Awesome By Proxy: Addicted to Fake Achievement - DoctorProfessor
http://www.pixelpoppers.com/2009/11/awesome-by-proxy-addicted-to-fake.html
======
liquidcool
After 6 months of playing WOW, I finally got bored. I looked back at that time
and thought, "What could I have accomplished with 6 months of free time?"
Learned an instrument? Written an application? Dragged my fat carcass to the
gym and lost some weight?

That was early 2005, and I haven't played a video game since (other than some
GNUbg and a few hours of Street Fighter IV). I'm not entirely sure I've used
my free time as wisely as I could have, but I know I didn't waste it killing
boars.

------
manvsmachine
This is what I need to tell people when I try to explain my love for racing
games (and motorsports in general). To me, it really is the epitome of a
mastery-based genre, especially when dealing with time attacks.

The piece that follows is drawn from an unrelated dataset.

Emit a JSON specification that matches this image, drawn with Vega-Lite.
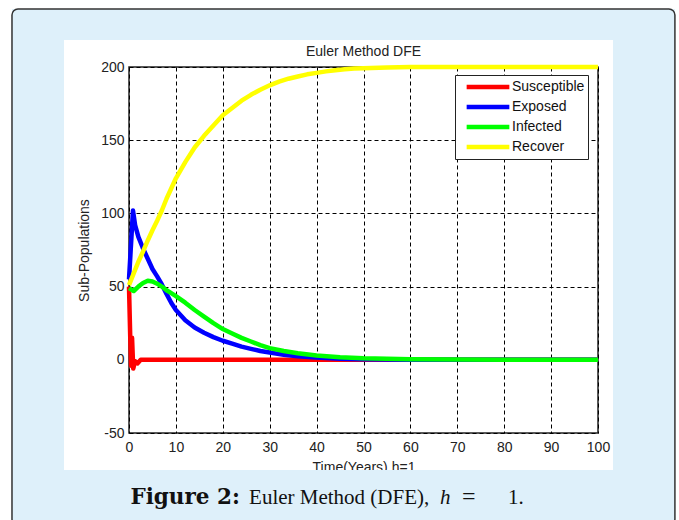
{
  "$schema": "https://vega.github.io/schema/vega-lite/v6.json",
  "width": 469,
  "height": 366,
  "autosize": {"type": "none"},
  "padding": {"left": 129, "top": 67, "right": 81, "bottom": 87},
  "background": "white",
  "config": {
    "view": {"stroke": "#222", "strokeWidth": 1.5, "fill": "white"},
    "axis": {
      "labelFont": "Liberation Sans", "labelFontSize": 14, "labelColor": "#222",
      "titleFont": "Liberation Sans", "titleFontSize": 14, "titleFontWeight": "normal", "titleColor": "#222",
      "ticks": false, "domain": false, "grid": true, "gridColor": "#000", "gridOpacity": 1, "gridWidth": 1, "gridDash": [4, 3],
      "labelFlush": false, "labelOverlap": false, "labelBound": false
    }
  },
  "layer": [
    {
      "data": {"values": [
        {"t": 0, "group": "Susceptible", "value": 50},
        {"t": 0.25, "group": "Susceptible", "value": 17},
        {"t": 0.45, "group": "Susceptible", "value": -4},
        {"t": 0.65, "group": "Susceptible", "value": 15},
        {"t": 0.9, "group": "Susceptible", "value": -6},
        {"t": 1.3, "group": "Susceptible", "value": -1},
        {"t": 1.8, "group": "Susceptible", "value": -2.5},
        {"t": 2.5, "group": "Susceptible", "value": 0},
        {"t": 100, "group": "Susceptible", "value": 0},

        {"t": 0, "group": "Exposed", "value": 55},
        {"t": 0.85, "group": "Exposed", "value": 102},
        {"t": 1.3, "group": "Exposed", "value": 92},
        {"t": 2, "group": "Exposed", "value": 84},
        {"t": 3, "group": "Exposed", "value": 76},
        {"t": 4, "group": "Exposed", "value": 69},
        {"t": 5, "group": "Exposed", "value": 62},
        {"t": 6, "group": "Exposed", "value": 57},
        {"t": 7, "group": "Exposed", "value": 51.5},
        {"t": 8, "group": "Exposed", "value": 45},
        {"t": 9, "group": "Exposed", "value": 39},
        {"t": 10, "group": "Exposed", "value": 34},
        {"t": 12, "group": "Exposed", "value": 27},
        {"t": 14, "group": "Exposed", "value": 22},
        {"t": 16, "group": "Exposed", "value": 18.5},
        {"t": 18, "group": "Exposed", "value": 15.5},
        {"t": 20, "group": "Exposed", "value": 13},
        {"t": 22, "group": "Exposed", "value": 11},
        {"t": 24, "group": "Exposed", "value": 9},
        {"t": 26, "group": "Exposed", "value": 7.5},
        {"t": 28, "group": "Exposed", "value": 6},
        {"t": 30, "group": "Exposed", "value": 5},
        {"t": 33, "group": "Exposed", "value": 3.5},
        {"t": 36, "group": "Exposed", "value": 2.5},
        {"t": 40, "group": "Exposed", "value": 1.5},
        {"t": 45, "group": "Exposed", "value": 0.8},
        {"t": 50, "group": "Exposed", "value": 0.4},
        {"t": 60, "group": "Exposed", "value": 0.1},
        {"t": 70, "group": "Exposed", "value": 0},
        {"t": 100, "group": "Exposed", "value": 0},

        {"t": 0, "group": "Infected", "value": 49},
        {"t": 1, "group": "Infected", "value": 47},
        {"t": 2, "group": "Infected", "value": 50},
        {"t": 3, "group": "Infected", "value": 52.5},
        {"t": 4, "group": "Infected", "value": 54},
        {"t": 5, "group": "Infected", "value": 53.5},
        {"t": 6, "group": "Infected", "value": 52},
        {"t": 7, "group": "Infected", "value": 50},
        {"t": 8, "group": "Infected", "value": 47.5},
        {"t": 9, "group": "Infected", "value": 45.5},
        {"t": 10, "group": "Infected", "value": 43.5},
        {"t": 12, "group": "Infected", "value": 39},
        {"t": 14, "group": "Infected", "value": 34},
        {"t": 16, "group": "Infected", "value": 29.5},
        {"t": 18, "group": "Infected", "value": 25},
        {"t": 20, "group": "Infected", "value": 21},
        {"t": 22, "group": "Infected", "value": 18},
        {"t": 24, "group": "Infected", "value": 15},
        {"t": 26, "group": "Infected", "value": 12.5},
        {"t": 28, "group": "Infected", "value": 10},
        {"t": 30, "group": "Infected", "value": 8},
        {"t": 33, "group": "Infected", "value": 6},
        {"t": 36, "group": "Infected", "value": 4.5},
        {"t": 40, "group": "Infected", "value": 3},
        {"t": 45, "group": "Infected", "value": 1.8},
        {"t": 50, "group": "Infected", "value": 1},
        {"t": 60, "group": "Infected", "value": 0.4},
        {"t": 70, "group": "Infected", "value": 0.15},
        {"t": 80, "group": "Infected", "value": 0.05},
        {"t": 100, "group": "Infected", "value": 0},

        {"t": 0, "group": "Recover", "value": 51},
        {"t": 1, "group": "Recover", "value": 59},
        {"t": 2, "group": "Recover", "value": 67},
        {"t": 3, "group": "Recover", "value": 74},
        {"t": 4, "group": "Recover", "value": 81.5},
        {"t": 5, "group": "Recover", "value": 88.5},
        {"t": 6, "group": "Recover", "value": 95},
        {"t": 7, "group": "Recover", "value": 102},
        {"t": 8, "group": "Recover", "value": 110},
        {"t": 9, "group": "Recover", "value": 117},
        {"t": 10, "group": "Recover", "value": 124},
        {"t": 12, "group": "Recover", "value": 135},
        {"t": 14, "group": "Recover", "value": 145},
        {"t": 16, "group": "Recover", "value": 153},
        {"t": 18, "group": "Recover", "value": 160},
        {"t": 20, "group": "Recover", "value": 167},
        {"t": 22, "group": "Recover", "value": 172},
        {"t": 24, "group": "Recover", "value": 177},
        {"t": 26, "group": "Recover", "value": 181},
        {"t": 28, "group": "Recover", "value": 184.5},
        {"t": 30, "group": "Recover", "value": 187.5},
        {"t": 32, "group": "Recover", "value": 190},
        {"t": 34, "group": "Recover", "value": 192},
        {"t": 36, "group": "Recover", "value": 193.5},
        {"t": 38, "group": "Recover", "value": 195},
        {"t": 40, "group": "Recover", "value": 196},
        {"t": 42, "group": "Recover", "value": 197},
        {"t": 44, "group": "Recover", "value": 197.8},
        {"t": 46, "group": "Recover", "value": 198.4},
        {"t": 48, "group": "Recover", "value": 198.9},
        {"t": 50, "group": "Recover", "value": 199.2},
        {"t": 55, "group": "Recover", "value": 199.7},
        {"t": 60, "group": "Recover", "value": 200},
        {"t": 100, "group": "Recover", "value": 200}
      ]},
      "mark": {"type": "line", "strokeWidth": 4.5, "strokeJoin": "round"},
      "encoding": {
        "x": {"field": "t", "type": "quantitative", "scale": {"domain": [0, 100], "nice": false, "zero": false},
              "axis": {"values": [0, 10, 20, 30, 40, 50, 60, 70, 80, 90, 100], "title": "Time(Years) h=1", "labelPadding": 7, "titlePadding": 6, "labelExpr": "'' + datum.value"}},
        "y": {"field": "value", "type": "quantitative", "scale": {"domain": [-50, 200], "nice": false, "zero": false},
              "axis": {"values": [-50, 0, 50, 100, 150, 200], "title": "Sub-Populations", "labelPadding": 5, "titlePadding": 9, "labelExpr": "'' + datum.value"}},
        "color": {"field": "group", "type": "nominal",
          "scale": {"domain": ["Susceptible", "Exposed", "Infected", "Recover"], "range": ["#ff0000", "#0000ff", "#00ff00", "#ffff00"]},
          "legend": {"orient": "none", "legendX": 326, "legendY": 8, "direction": "vertical", "title": null,
            "fillColor": "white", "strokeColor": "#222", "padding": 3, "symbolType": "stroke", "symbolSize": 1823,
            "symbolStrokeWidth": 4.5, "symbolOffset": 6, "clipHeight": 18, "rowPadding": 2,
            "labelFont": "Liberation Sans", "labelFontSize": 14, "labelOffset": 0, "labelColor": "#111"}}
      }
    },
    {
      "data": {"values": [{}]},
      "mark": {"type": "rect", "color": "#def0fa"},
      "encoding": {
        "x": {"datum": -24.95, "type": "quantitative", "scale": {"domain": [0, 100], "nice": false, "zero": false}},
        "x2": {"datum": 116.4},
        "y": {"datum": 239.6, "type": "quantitative", "scale": {"domain": [-50, 200], "nice": false, "zero": false}},
        "y2": {"datum": 218.4}
      }
    },
    {
      "data": {"values": [{}]},
      "mark": {"type": "rect", "color": "#def0fa"},
      "encoding": {
        "x": {"datum": -24.95, "type": "quantitative", "scale": {"domain": [0, 100], "nice": false, "zero": false}},
        "x2": {"datum": 116.4},
        "y": {"datum": -75.3, "type": "quantitative", "scale": {"domain": [-50, 200], "nice": false, "zero": false}},
        "y2": {"datum": -112.8}
      }
    },
    {
      "data": {"values": [{}]},
      "mark": {"type": "rect", "color": "#def0fa"},
      "encoding": {
        "x": {"datum": -24.95, "type": "quantitative", "scale": {"domain": [0, 100], "nice": false, "zero": false}},
        "x2": {"datum": -13.86},
        "y": {"datum": 218.4, "type": "quantitative", "scale": {"domain": [-50, 200], "nice": false, "zero": false}},
        "y2": {"datum": -75.3}
      }
    },
    {
      "data": {"values": [{}]},
      "mark": {"type": "rect", "color": "#def0fa"},
      "encoding": {
        "x": {"datum": 103.2, "type": "quantitative", "scale": {"domain": [0, 100], "nice": false, "zero": false}},
        "x2": {"datum": 116.4},
        "y": {"datum": 218.4, "type": "quantitative", "scale": {"domain": [-50, 200], "nice": false, "zero": false}},
        "y2": {"datum": -75.3}
      }
    },
    {
      "data": {"values": [{}]},
      "mark": {"type": "rect", "fill": "white", "fillOpacity": 0, "stroke": "#333", "strokeWidth": 1.5, "cornerRadius": 6},
      "encoding": {
        "x": {"datum": -24.95, "type": "quantitative", "scale": {"domain": [0, 100], "nice": false, "zero": false}},
        "x2": {"datum": 116.4},
        "y": {"datum": 239.6, "type": "quantitative", "scale": {"domain": [-50, 200], "nice": false, "zero": false}},
        "y2": {"datum": -112.8}
      }
    },
    {
      "data": {"values": [{}]},
      "mark": {"type": "text", "text": "Euler Method DFE", "font": "Liberation Sans", "fontSize": 14, "align": "center", "baseline": "alphabetic", "color": "#222"},
      "encoding": {
        "x": {"datum": 50, "type": "quantitative", "scale": {"domain": [0, 100], "nice": false, "zero": false}},
        "y": {"datum": 207.2, "type": "quantitative", "scale": {"domain": [-50, 200], "nice": false, "zero": false}}
      }
    },
    {
      "data": {"values": [{}]},
      "mark": {"type": "text", "text": "Figure 2:", "font": "DejaVu Serif", "fontWeight": "bold", "fontSize": 21.5, "align": "left", "baseline": "alphabetic", "color": "#111"},
      "encoding": {
        "x": {"datum": 0.3, "type": "quantitative", "scale": {"domain": [0, 100], "nice": false, "zero": false}},
        "y": {"datum": -98.8, "type": "quantitative", "scale": {"domain": [-50, 200], "nice": false, "zero": false}}
      }
    },
    {
      "data": {"values": [{}]},
      "mark": {"type": "text", "text": "Euler Method (DFE),", "font": "Liberation Serif", "fontSize": 21, "align": "left", "baseline": "alphabetic", "color": "#111"},
      "encoding": {
        "x": {"datum": 25.6, "type": "quantitative", "scale": {"domain": [0, 100], "nice": false, "zero": false}},
        "y": {"datum": -98.8, "type": "quantitative", "scale": {"domain": [-50, 200], "nice": false, "zero": false}}
      }
    },
    {
      "data": {"values": [{}]},
      "mark": {"type": "text", "text": "h", "font": "Liberation Serif", "fontStyle": "italic", "fontSize": 21, "align": "left", "baseline": "alphabetic", "color": "#111"},
      "encoding": {
        "x": {"datum": 66.3, "type": "quantitative", "scale": {"domain": [0, 100], "nice": false, "zero": false}},
        "y": {"datum": -98.8, "type": "quantitative", "scale": {"domain": [-50, 200], "nice": false, "zero": false}}
      }
    },
    {
      "data": {"values": [{}]},
      "mark": {"type": "text", "text": "=", "font": "Liberation Serif", "fontSize": 24, "align": "left", "baseline": "alphabetic", "color": "#111"},
      "encoding": {
        "x": {"datum": 71.0, "type": "quantitative", "scale": {"domain": [0, 100], "nice": false, "zero": false}},
        "y": {"datum": -98.8, "type": "quantitative", "scale": {"domain": [-50, 200], "nice": false, "zero": false}}
      }
    },
    {
      "data": {"values": [{}]},
      "mark": {"type": "text", "text": "1.", "font": "Liberation Serif", "fontSize": 21, "align": "left", "baseline": "alphabetic", "color": "#111"},
      "encoding": {
        "x": {"datum": 80.8, "type": "quantitative", "scale": {"domain": [0, 100], "nice": false, "zero": false}},
        "y": {"datum": -98.8, "type": "quantitative", "scale": {"domain": [-50, 200], "nice": false, "zero": false}}
      }
    }
  ]
}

Multiple
failures with incremental improvements is absolutely required - "I need to do
that lap in 1:30 and I did it in 1:36; if I brake later on the second turn,
maybe I can bring it down to 1:34.4". Check results, adjust strategy, and
repeat.

For a real-life example check Top Gear's visit to the Bonneville Salt Flats:
<http://www.youtube.com/watch?v=vrKPPdTuk8I>. "To reach our targets we'll have
to get the wheelspin off the line _exactly right_. Every gear change, _exactly
right_. We'd have to get our line in the salt, _exactly right_. Every bit of
the run would have to be _perfect_."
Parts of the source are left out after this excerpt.